Victoria West and Calhoun players gather for a prayer around the pitchers mound after a moment of silence to honor Austin Davis before Tuesday evening's game in Port Lavaca. Austin Davis, a pitcher for the Warriors, died on Monday. Tuesday's game was the team's first without him.
Photo by Angeli Wright.
Originally published on Wednesday, April 11, 2012
PORT LAVACA - Shane Kallman was thinking of quitting the swimming team until baseball teammate Austin Davis talked him out of it.
"Austin told him he had to swim," said Jeff Kallman, Shane's father. "He said he had made the varsity as a freshman and was too good to quit."
Shane told his father he had changed his mind and taken his friend's advice, a day after Davis died suddenly of undetermined causes.
Kallman and the Warriors took the field for the first time without Davis on Tuesday night and came away with a 13-2 District 30-4A win over Calhoun.
"We left it up to the kids because it's their team," West coach Manuel Alvarado said of the decision to play. "We took a vote yesterday and it was unanimous. Everybody wanted to come out here and play. It's all them."
The Warriors wore Davis' No. 22 on black armbands and met the Calhoun players on the pitcher's mound to recite the Lord's Prayer before the game.
"We knew Austin loved the game of baseball, so we figured in his memory we'd try to come out here and try and win the game for him," said West outfielder Seth Harrison. "At the beginning of the game, usually you just look down the line when you're warming up and he wasn't there, so it was a little bit different."

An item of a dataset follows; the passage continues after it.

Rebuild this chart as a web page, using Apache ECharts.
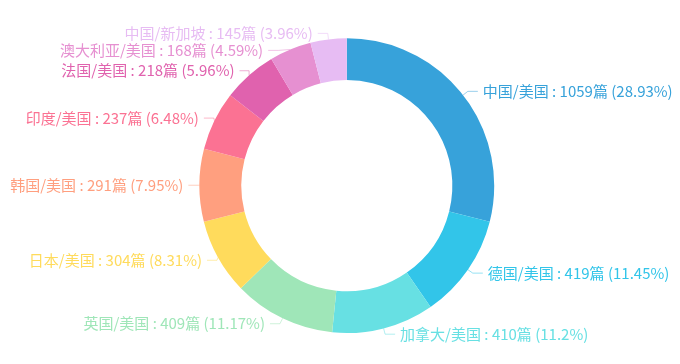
<!DOCTYPE html>
<html>
<head>
<meta charset="utf-8">
<script src="https://cdn.jsdelivr.net/npm/echarts@6/dist/echarts.min.js"></script>
<style>
  html, body { margin: 0; padding: 0; background: #fff; }
  #chart { width: 680px; height: 364px; }
</style>
</head>
<body>
<div id="chart"></div>
<script>
// 合作国家 / 论文数
const names = ["中国/美国", "德国/美国", "加拿大/美国", "英国/美国", "日本/美国", "韩国/美国", "印度/美国", "法国/美国", "澳大利亚/美国", "中国/新加坡"];
const counts = [1059, 419, 410, 409, 304, 291, 237, 218, 168, 145];
const colors = ["#37a2da", "#32c5e9", "#67e0e3", "#9fe6b8", "#ffdb5c", "#ff9f7f", "#fb7293", "#e062ae", "#e690d1", "#e7bcf3"];

const chart = echarts.init(document.getElementById("chart"));

chart.setOption({
  color: colors,
  animation: false,
  series: [
    {
      type: "pie",
      center: ["51%", "51%"],
      radius: ["58%", "81%"],
      startAngle: 90,
      data: names.map((n, i) => ({ name: n, value: counts[i] })),
      label: {
        formatter: "{b} : {c}篇 ({d}%)",
        color: "inherit",
        fontSize: 15,
        fontFamily: "Noto Sans CJK SC",
        overflow: "none"
      },
      labelLine: {
        length: 6,
        length2: 10,
        lineStyle: { width: 1, opacity: 0.5 }
      }
    }
  ]
});
</script>
</body>
</html>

West scored a run in the first inning and took the lead for good with three runs in the second. The Warriors (12-7, 6-0) built a seven-run lead, but could not put the Sandcrabs (11-8, 1-5) away until they scored four runs in the ninth inning.
"It was pretty tough without him," said West outfielder Jayce Serrano. "He was a great guy and a great teammate. He'd always talk it up in there and get the guys going. It was tough not having him there."
Kallman pitched the final two innings in relief, in what likely would have been his friend's role.
"I saw guys playing hard," Alvarado said. "We came out and picked up where we've left off. It was good to see us come out like this."
Alvarado knows the week will get tougher for the Warriors, as the reality of what happened begins to take hold.
"Their spirits are still up," Alvarado said. "I kind of let them relax before the game. I wasn't really too hard on them. I'm pretty sure it's going to get real here in a couple of days, especially during the viewing. It's going to be tough and we're just going to keep our heads up and keep on playing."
The Warriors got the support of a large group of fans, and the softball team's bus passed by the field, stopped and the players cheered.
Alvarado was pleased that the Warriors were able to maintain sole possession of the district lead. But he was even more aware of the scoreboard. He pointed out the three numbers - 13-2 in seven - total 22.
"Austin was here with us tonight," Alvarado said.